- **WHAT YOU ARE ASKED TO DO**
Leave the pictures out and transcribe every record exactly.
━━━━━ EXTRACTED RECORDS ━━━━━
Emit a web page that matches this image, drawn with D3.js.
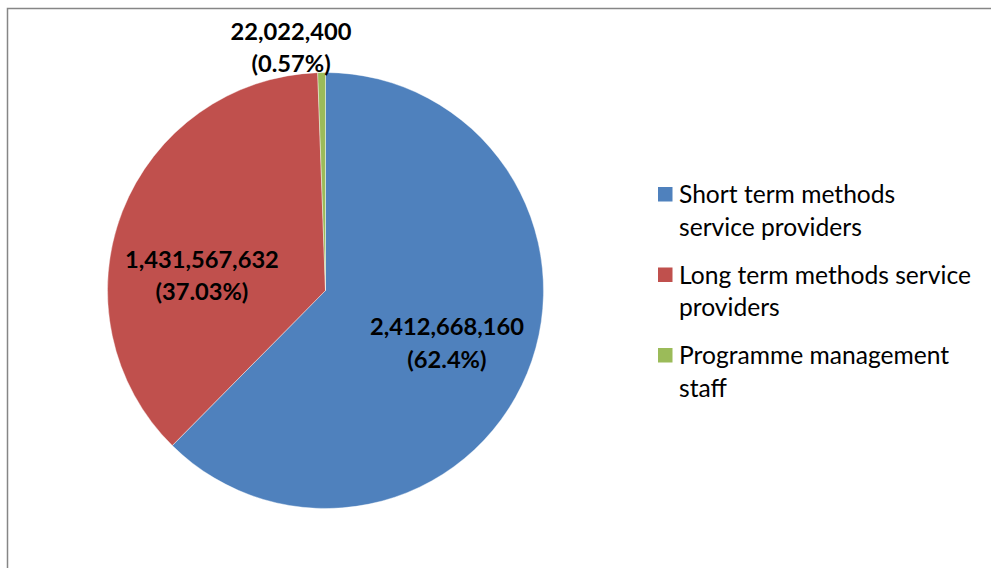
<!DOCTYPE html>
<html>
<head>
<meta charset="utf-8">
<script src="https://cdn.jsdelivr.net/npm/d3@7"></script>
<style>
  html, body { margin: 0; padding: 0; background: #fff; }
  svg { display: block; }
</style>
</head>
<body>
<svg id="chart" width="991" height="568"></svg>
<script>
// ---- data ----
const categories = ["Short term methods service providers", "Long term methods service providers", "Programme management staff"];
const legendLines = [["Short term methods", "service providers"], ["Long term methods service", "providers"], ["Programme management", "staff"]];
const values = [2412668160, 1431567632, 22022400];
const colors = ["#4F81BD", "#C0504D", "#9BBB59"];

// ---- layout ----
const W = 991, H = 568;
const cx = 325.5, cy = 290.5, R = 218;
// label centres relative to pie centre, in radius units
const labelOffsets = [[0.557, 0.241], [-0.567, -0.069], [-0.158, -1.115]];

const svg = d3.select("#chart");

// frame
svg.append("rect")
  .attr("x", 7.5).attr("y", 8.5).attr("width", W + 10).attr("height", H + 10)
  .attr("fill", "#fff").attr("stroke", "#868686").attr("stroke-width", 1.5);

const total = d3.sum(values);
const pie = d3.pie().sort(null).value(d => d)(values);
const arc = d3.arc().innerRadius(0).outerRadius(R);

const g = svg.append("g").attr("transform", `translate(${cx},${cy})`);
g.selectAll("path").data(pie).enter().append("path")
  .attr("d", arc)
  .attr("fill", (d, i) => colors[i])
  .attr("stroke", "#fff").attr("stroke-width", 0.4);

// fit font size to target width
function fitSize(text, weight, family, targetW) {
  const t = svg.append("text").attr("font-family", family).attr("font-weight", weight)
    .attr("font-size", 100).text(text);
  const w = t.node().getComputedTextLength();
  t.remove();
  return 100 * targetW / w;
}
const FAMILY = "Lato, 'Open Sans', 'Liberation Sans', sans-serif";
const labelSize = Math.min(24, fitSize("2,412,668,160", 700, FAMILY, 154));
const legendSize = Math.min(25, fitSize("Long term methods service", 400, FAMILY, 292));

const fmt = d3.format(",");
const lineGap = 32.5;
pie.forEach((d, i) => {
  const pct = +(values[i] / total * 100).toFixed(2);
  const lx = cx + labelOffsets[i][0] * R, ly = cy + labelOffsets[i][1] * R;
  const t = svg.append("text")
    .attr("font-family", FAMILY).attr("font-weight", 700).attr("font-size", labelSize)
    .attr("fill", "#000").attr("text-anchor", "middle");
  t.append("tspan").attr("x", lx).attr("y", ly - lineGap / 2).attr("dy", "0.36em").text(fmt(values[i]));
  t.append("tspan").attr("x", lx).attr("y", ly + lineGap / 2).attr("dy", "0.36em").text(`(${pct}%)`);
});

// legend
const legX = 658, legY0 = 194.5, legStep = 80.5, legLine = 32.5;
const leg = svg.append("g");
categories.forEach((c, i) => {
  const y = legY0 + i * legStep;
  leg.append("rect").attr("x", legX).attr("y", y - 7.5).attr("width", 14.5).attr("height", 14.5)
    .attr("fill", colors[i]);
  const t = leg.append("text").attr("font-family", FAMILY).attr("font-size", legendSize).attr("fill", "#000");
  legendLines[i].forEach((ln, k) => {
    t.append("tspan").attr("x", legX + 21).attr("y", y + k * legLine).attr("dy", "0.36em").text(ln);
  });
});
</script>
</body>
</html>
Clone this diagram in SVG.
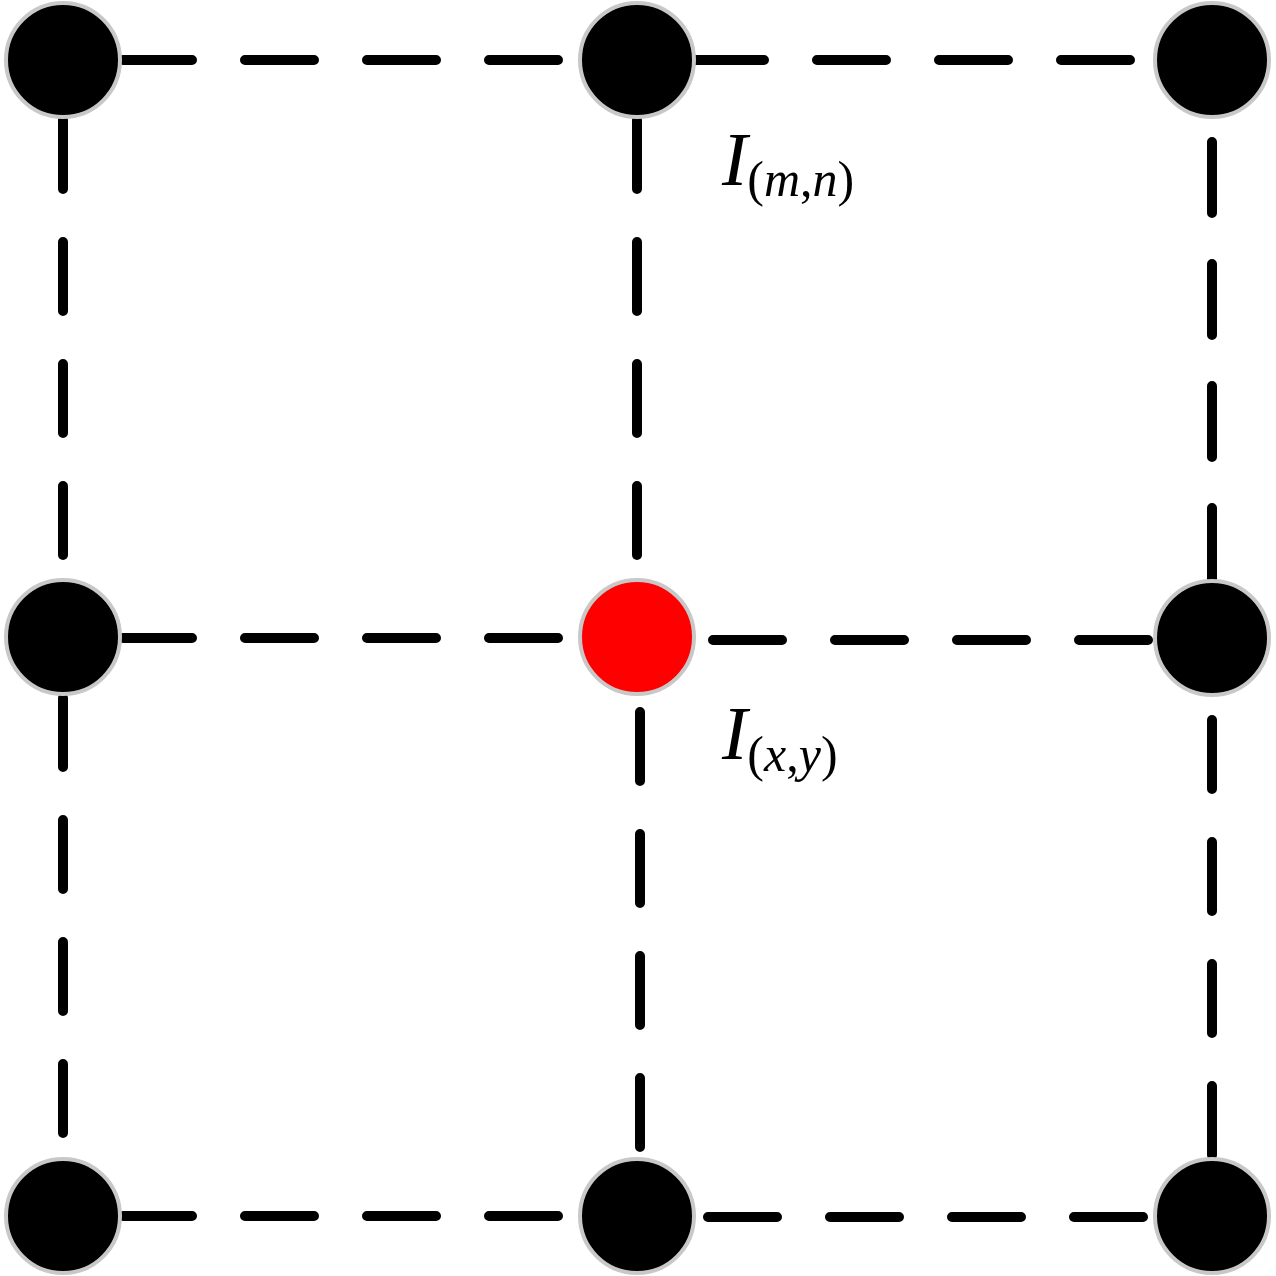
<svg xmlns="http://www.w3.org/2000/svg" width="1276" height="1276" viewBox="0 0 1276 1276">
  <style>
    .edge { stroke: #000; stroke-width: 10; stroke-linecap: round; stroke-dasharray: 69 53; fill: none; }
    .edge2 { stroke-dasharray: 71 51; }
    .node { fill: #000; stroke: #c8c8c8; stroke-width: 4; }
    .target { fill: #ff0000; stroke: #c8c8c8; stroke-width: 4; }
    .lbl { font-family: "Liberation Serif", "Times New Roman", serif; fill: #000; }
    .it { font-style: italic; }
  </style>
  <rect width="1276" height="1276" fill="#fff"/>
  <g id="connectors">
    <line class="edge" x1="123" y1="60" x2="558" y2="60"/>
    <line class="edge" x1="695" y1="60" x2="1135" y2="60"/>
    <line class="edge" x1="123" y1="638" x2="558" y2="638"/>
    <line class="edge" x1="713" y1="640" x2="1150" y2="640"/>
    <line class="edge" x1="123" y1="1216" x2="558" y2="1216"/>
    <line class="edge" x1="708" y1="1217" x2="1145" y2="1217"/>
    <line class="edge" x1="63" y1="120" x2="63" y2="556"/>
    <line class="edge" x1="63" y1="698" x2="63" y2="1135"/>
    <line class="edge" x1="637" y1="120" x2="637" y2="556"/>
    <line class="edge" x1="640" y1="712" x2="640" y2="1150"/>
    <line class="edge edge2" x1="1212" y1="142" x2="1212" y2="580"/>
    <line class="edge" x1="1212" y1="720" x2="1212" y2="1160"/>
  </g>
  <g id="node-0-0"><circle class="node" cx="63" cy="60" r="57"/></g>
  <g id="node-1-0"><circle class="node" cx="637" cy="60" r="57"/></g>
  <g id="node-2-0"><circle class="node" cx="1212" cy="60" r="57"/></g>
  <g id="node-0-1"><circle class="node" cx="63" cy="637" r="57"/></g>
  <g id="node-1-1"><circle class="target" cx="637" cy="637" r="57"/></g>
  <g id="node-2-1"><circle class="node" cx="1212" cy="638" r="57"/></g>
  <g id="node-0-2"><circle class="node" cx="63" cy="1216" r="57"/></g>
  <g id="node-1-2"><circle class="node" cx="637" cy="1216" r="57"/></g>
  <g id="node-2-2"><circle class="node" cx="1212" cy="1216" r="57"/></g>
  <g id="label-mn">
    <text class="lbl" x="722" y="185" font-size="76"><tspan class="it">I</tspan><tspan font-size="50" dy="11">(</tspan><tspan class="it" font-size="50">m</tspan><tspan font-size="50">,</tspan><tspan class="it" font-size="50">n</tspan><tspan font-size="50">)</tspan></text>
  </g>
  <g id="label-xy">
    <text class="lbl" x="722" y="759" font-size="76"><tspan class="it">I</tspan><tspan font-size="50" dy="12">(</tspan><tspan class="it" font-size="50">x</tspan><tspan font-size="50">,</tspan><tspan class="it" font-size="50">y</tspan><tspan font-size="50">)</tspan></text>
  </g>
</svg>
━━━━━
- **RESULT BELOW**
Emit a web page that matches this image, drawn with D3.js.
<!DOCTYPE html>
<html>
<head>
<meta charset="utf-8">
<script src="https://cdn.jsdelivr.net/npm/d3@7"></script>
<style>
  html, body { margin: 0; padding: 0; background: #fff; }
  svg { display: block; }
</style>
</head>
<body>
<svg id="chart" width="991" height="568"></svg>
<script>
// ---- data ----
const categories = ["Short term methods service providers", "Long term methods service providers", "Programme management staff"];
const legendLines = [["Short term methods", "service providers"], ["Long term methods service", "providers"], ["Programme management", "staff"]];
const values = [2412668160, 1431567632, 22022400];
const colors = ["#4F81BD", "#C0504D", "#9BBB59"];

// ---- layout ----
const W = 991, H = 568;
const cx = 325.5, cy = 290.5, R = 218;
// label centres relative to pie centre, in radius units
const labelOffsets = [[0.557, 0.241], [-0.567, -0.069], [-0.158, -1.115]];

const svg = d3.select("#chart");

// frame
svg.append("rect")
  .attr("x", 7.5).attr("y", 8.5).attr("width", W + 10).attr("height", H + 10)
  .attr("fill", "#fff").attr("stroke", "#868686").attr("stroke-width", 1.5);

const total = d3.sum(values);
const pie = d3.pie().sort(null).value(d => d)(values);
const arc = d3.arc().innerRadius(0).outerRadius(R);

const g = svg.append("g").attr("transform", `translate(${cx},${cy})`);
g.selectAll("path").data(pie).enter().append("path")
  .attr("d", arc)
  .attr("fill", (d, i) => colors[i])
  .attr("stroke", "#fff").attr("stroke-width", 0.4);

// fit font size to target width
function fitSize(text, weight, family, targetW) {
  const t = svg.append("text").attr("font-family", family).attr("font-weight", weight)
    .attr("font-size", 100).text(text);
  const w = t.node().getComputedTextLength();
  t.remove();
  return 100 * targetW / w;
}
const FAMILY = "Lato, 'Open Sans', 'Liberation Sans', sans-serif";
const labelSize = Math.min(24, fitSize("2,412,668,160", 700, FAMILY, 154));
const legendSize = Math.min(25, fitSize("Long term methods service", 400, FAMILY, 292));

const fmt = d3.format(",");
const lineGap = 32.5;
pie.forEach((d, i) => {
  const pct = +(values[i] / total * 100).toFixed(2);
  const lx = cx + labelOffsets[i][0] * R, ly = cy + labelOffsets[i][1] * R;
  const t = svg.append("text")
    .attr("font-family", FAMILY).attr("font-weight", 700).attr("font-size", labelSize)
    .attr("fill", "#000").attr("text-anchor", "middle");
  t.append("tspan").attr("x", lx).attr("y", ly - lineGap / 2).attr("dy", "0.36em").text(fmt(values[i]));
  t.append("tspan").attr("x", lx).attr("y", ly + lineGap / 2).attr("dy", "0.36em").text(`(${pct}%)`);
});

// legend
const legX = 658, legY0 = 194.5, legStep = 80.5, legLine = 32.5;
const leg = svg.append("g");
categories.forEach((c, i) => {
  const y = legY0 + i * legStep;
  leg.append("rect").attr("x", legX).attr("y", y - 7.5).attr("width", 14.5).attr("height", 14.5)
    .attr("fill", colors[i]);
  const t = leg.append("text").attr("font-family", FAMILY).attr("font-size", legendSize).attr("fill", "#000");
  legendLines[i].forEach((ln, k) => {
    t.append("tspan").attr("x", legX + 21).attr("y", y + k * legLine).attr("dy", "0.36em").text(ln);
  });
});
</script>
</body>
</html>
Clone this diagram in SVG.
<svg xmlns="http://www.w3.org/2000/svg" width="1276" height="1276" viewBox="0 0 1276 1276">
  <style>
    .edge { stroke: #000; stroke-width: 10; stroke-linecap: round; stroke-dasharray: 69 53; fill: none; }
    .edge2 { stroke-dasharray: 71 51; }
    .node { fill: #000; stroke: #c8c8c8; stroke-width: 4; }
    .target { fill: #ff0000; stroke: #c8c8c8; stroke-width: 4; }
    .lbl { font-family: "Liberation Serif", "Times New Roman", serif; fill: #000; }
    .it { font-style: italic; }
  </style>
  <rect width="1276" height="1276" fill="#fff"/>
  <g id="connectors">
    <line class="edge" x1="123" y1="60" x2="558" y2="60"/>
    <line class="edge" x1="695" y1="60" x2="1135" y2="60"/>
    <line class="edge" x1="123" y1="638" x2="558" y2="638"/>
    <line class="edge" x1="713" y1="640" x2="1150" y2="640"/>
    <line class="edge" x1="123" y1="1216" x2="558" y2="1216"/>
    <line class="edge" x1="708" y1="1217" x2="1145" y2="1217"/>
    <line class="edge" x1="63" y1="120" x2="63" y2="556"/>
    <line class="edge" x1="63" y1="698" x2="63" y2="1135"/>
    <line class="edge" x1="637" y1="120" x2="637" y2="556"/>
    <line class="edge" x1="640" y1="712" x2="640" y2="1150"/>
    <line class="edge edge2" x1="1212" y1="142" x2="1212" y2="580"/>
    <line class="edge" x1="1212" y1="720" x2="1212" y2="1160"/>
  </g>
  <g id="node-0-0"><circle class="node" cx="63" cy="60" r="57"/></g>
  <g id="node-1-0"><circle class="node" cx="637" cy="60" r="57"/></g>
  <g id="node-2-0"><circle class="node" cx="1212" cy="60" r="57"/></g>
  <g id="node-0-1"><circle class="node" cx="63" cy="637" r="57"/></g>
  <g id="node-1-1"><circle class="target" cx="637" cy="637" r="57"/></g>
  <g id="node-2-1"><circle class="node" cx="1212" cy="638" r="57"/></g>
  <g id="node-0-2"><circle class="node" cx="63" cy="1216" r="57"/></g>
  <g id="node-1-2"><circle class="node" cx="637" cy="1216" r="57"/></g>
  <g id="node-2-2"><circle class="node" cx="1212" cy="1216" r="57"/></g>
  <g id="label-mn">
    <text class="lbl" x="722" y="185" font-size="76"><tspan class="it">I</tspan><tspan font-size="50" dy="11">(</tspan><tspan class="it" font-size="50">m</tspan><tspan font-size="50">,</tspan><tspan class="it" font-size="50">n</tspan><tspan font-size="50">)</tspan></text>
  </g>
  <g id="label-xy">
    <text class="lbl" x="722" y="759" font-size="76"><tspan class="it">I</tspan><tspan font-size="50" dy="12">(</tspan><tspan class="it" font-size="50">x</tspan><tspan font-size="50">,</tspan><tspan class="it" font-size="50">y</tspan><tspan font-size="50">)</tspan></text>
  </g>
</svg>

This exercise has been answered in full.